There has been a bit of Newbery buzz over this one and it's certainly well deserved. It's rich and complex. The language is beautiful. I really felt I knew Oyster Ridge Road; could picture it in my mind's eye and smell the salt air. It's steeped in mythology and magic just as in The Underneath. But I wonder, just as I did with The Underneath, whom the audience is. It is rather sophisticated for the tween audience that is implied by a ten-year-old main character what with the runaway mother and very young single foster mother. She has a father figure in Dogie, who is in love with Signe and a grandfather figure in Mr. Beauchamp who is waiting/ wishing for his long lost love, Jack. As nontraditional as anything, these people have knitted a loving family around each other. Keeper begs to be discussed at any age.

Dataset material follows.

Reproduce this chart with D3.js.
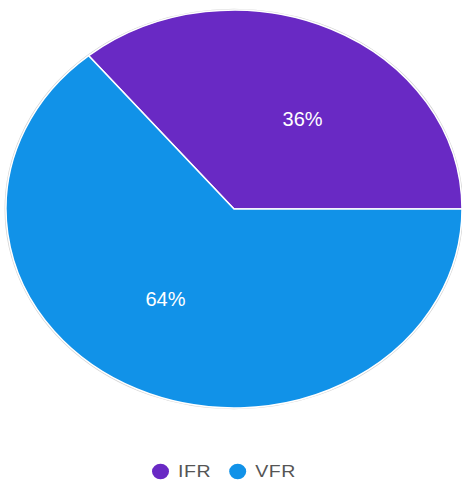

Kathi Appelt narrated her own work. The narration was produced by one of her sons. I liked the gentle lilt of her voice and accent. I have filed away her pronunciation of ukulele with a short "u" along with E. B. White's pronunciation of coyote as "coy - yot," long "o" no long "e." Charming and memorable.

Coincidentally, in January of 2009, I read an account of de Vaca's expedition in Texas. It was neat to make the connection between the event and the naming of the sand bar that supposedly started it all.